Educating in order to bring out the best is what honors is all about. The very word education, in fact, derives from the Latin root educare—originally meaning “to lead forth” or “bring out from”—which suggests education is not a forcing in of knowledge or any systematic accumulation of facts but rather a bringing forth of what is already present in the learner, a nurturing of potential. It is the act of Prospero in Shakespeare’s The Tempest, the master magician/teacher whose role is to lead the other characters into their best selves, to bring out the best in their natures, whether they align with the lofty, creative spirit of Ariel or the rude figure of Caliban. When he is done, when he has finished sharing the authority (and even some of the power) of his students’ learning, he relinquishes his “rough magic”—the rough magic, we might say, of authentic honors teaching and learning—and the order of the island, his classroom, is reaffirmed. The shipwrecked characters know who and what they are: educare at work, honors at its best.
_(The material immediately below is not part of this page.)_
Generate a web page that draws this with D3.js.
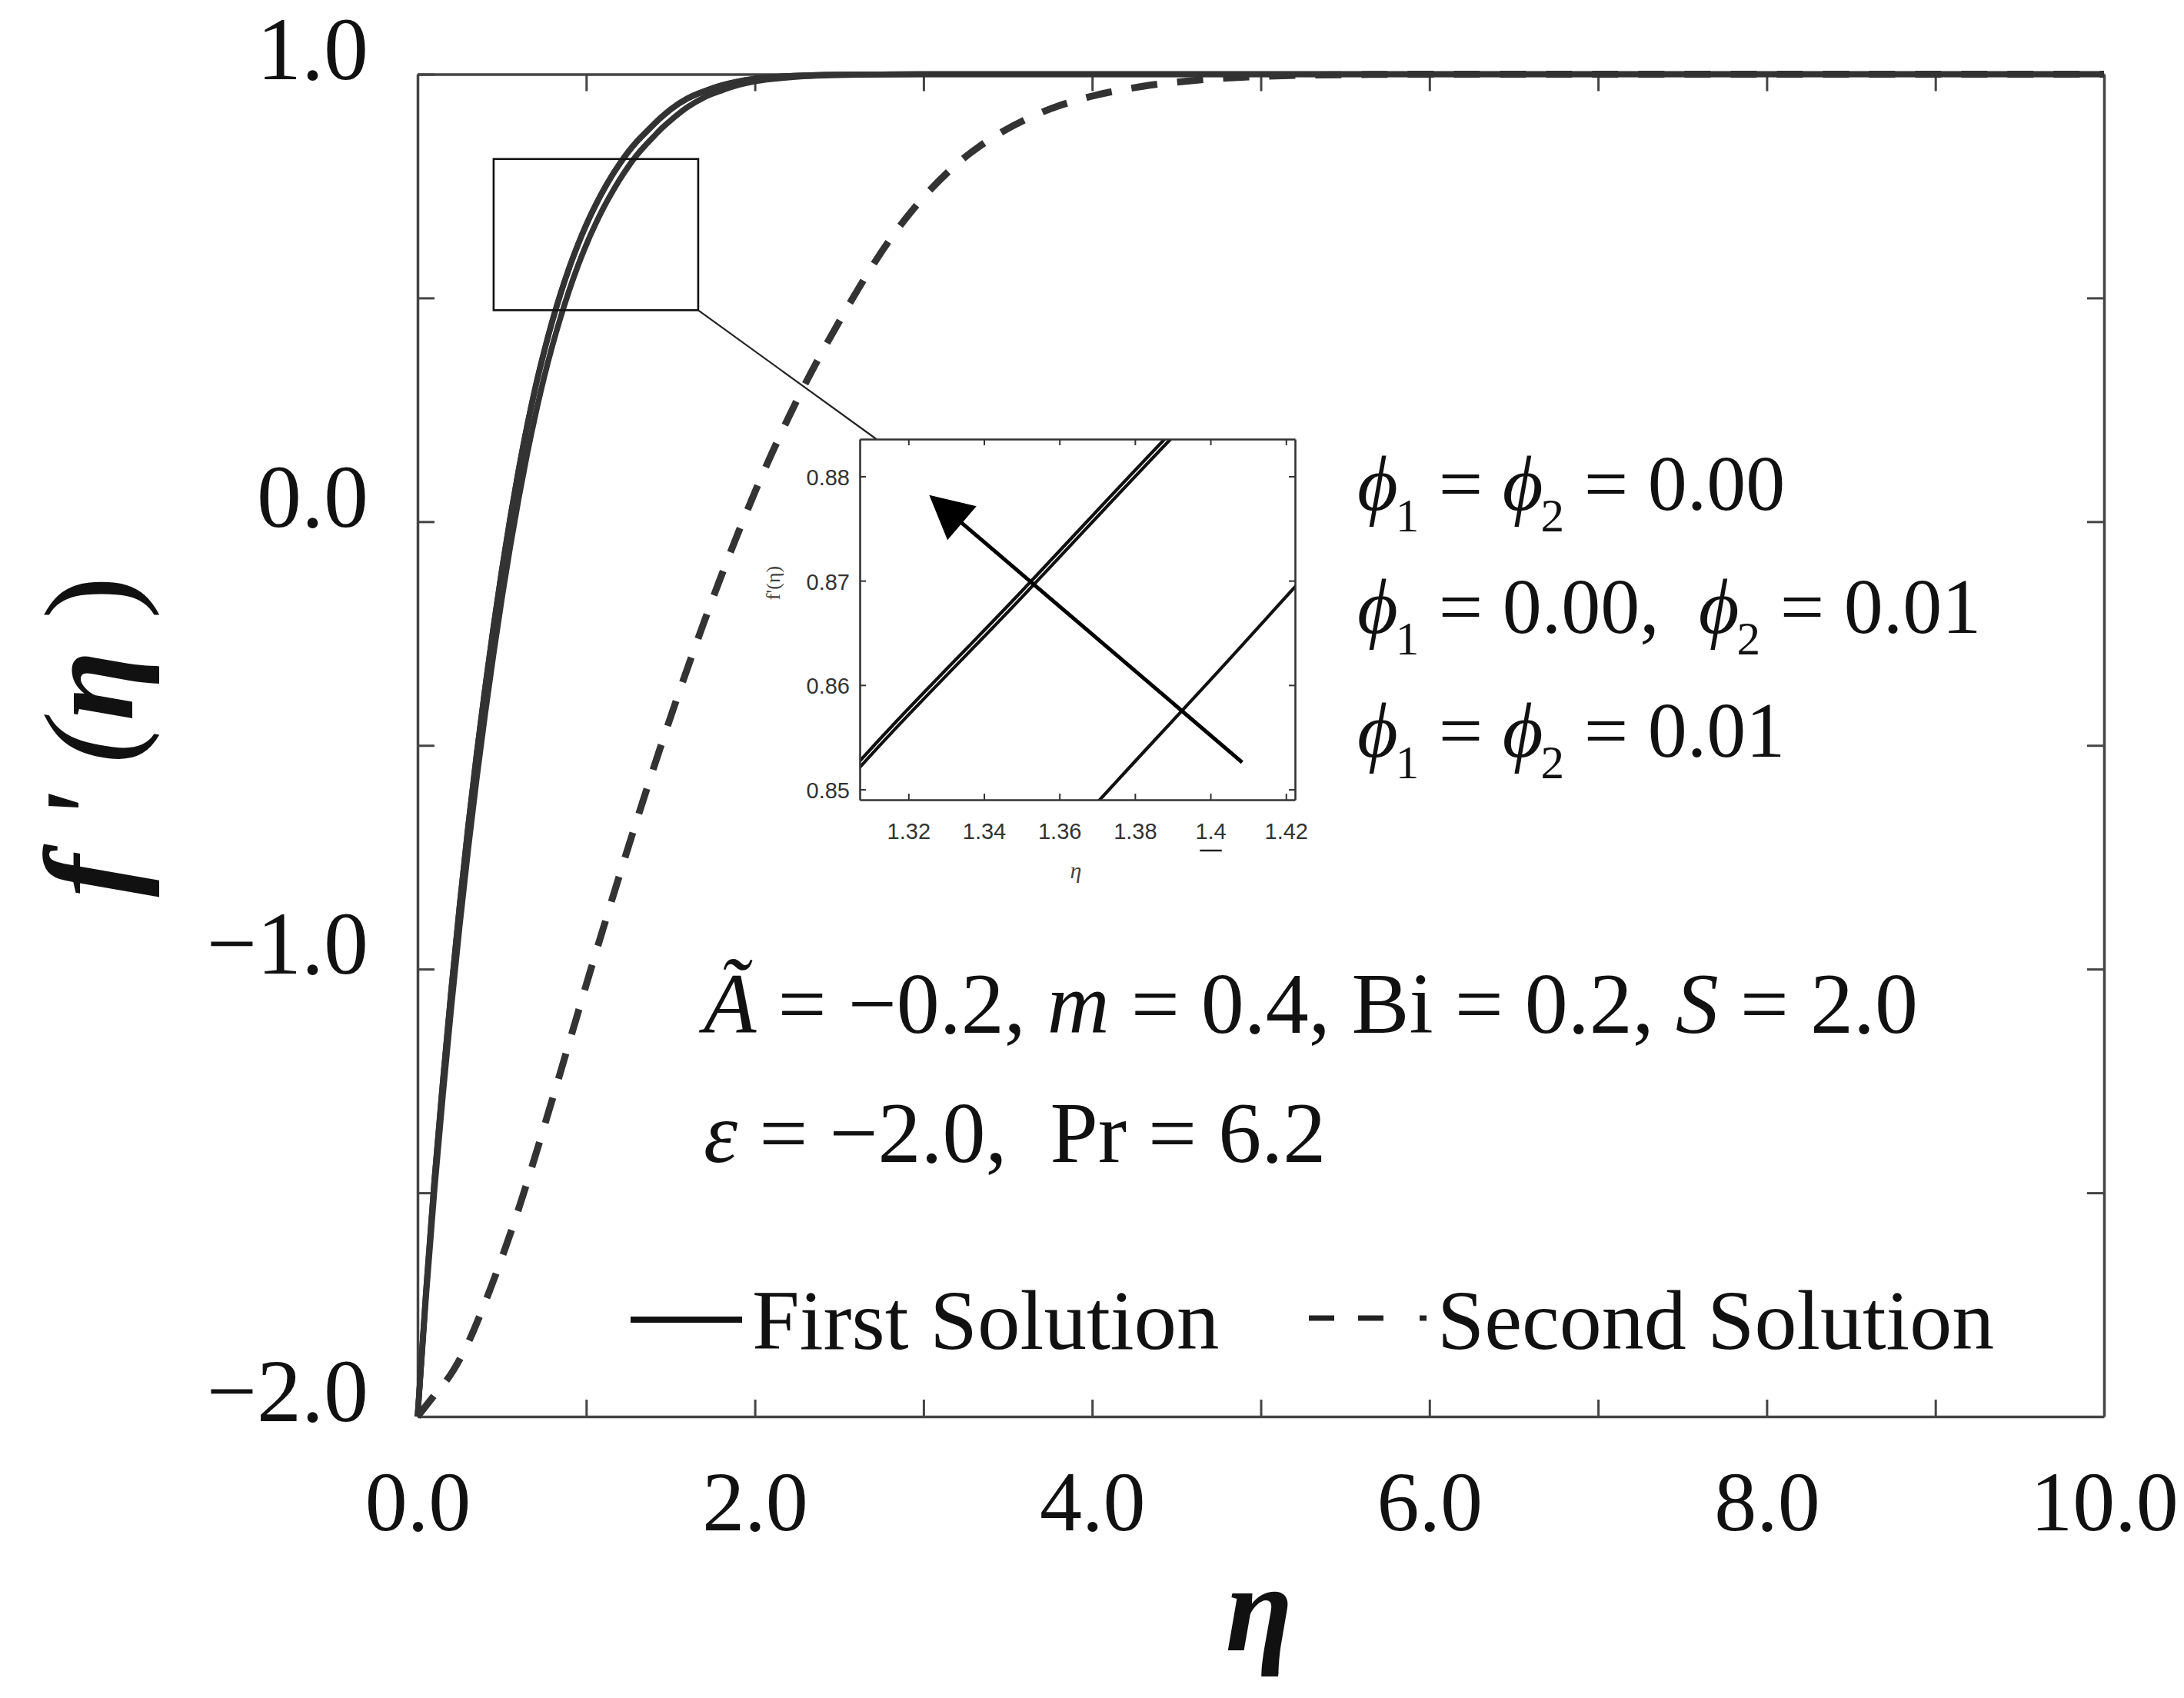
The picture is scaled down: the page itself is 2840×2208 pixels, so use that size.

So now let’s model some of what we mean by education, especially when we qualify the term by saying honors education, which, as any honors program or college mission statement will tell you, has to do with challenge, risk, creativity, collaboration, reflection, inquiry, community—educational qualities that come not from a simple heap of knowledge but from the “rough magic” of shared learning and bringing forth what is already living in us as potential.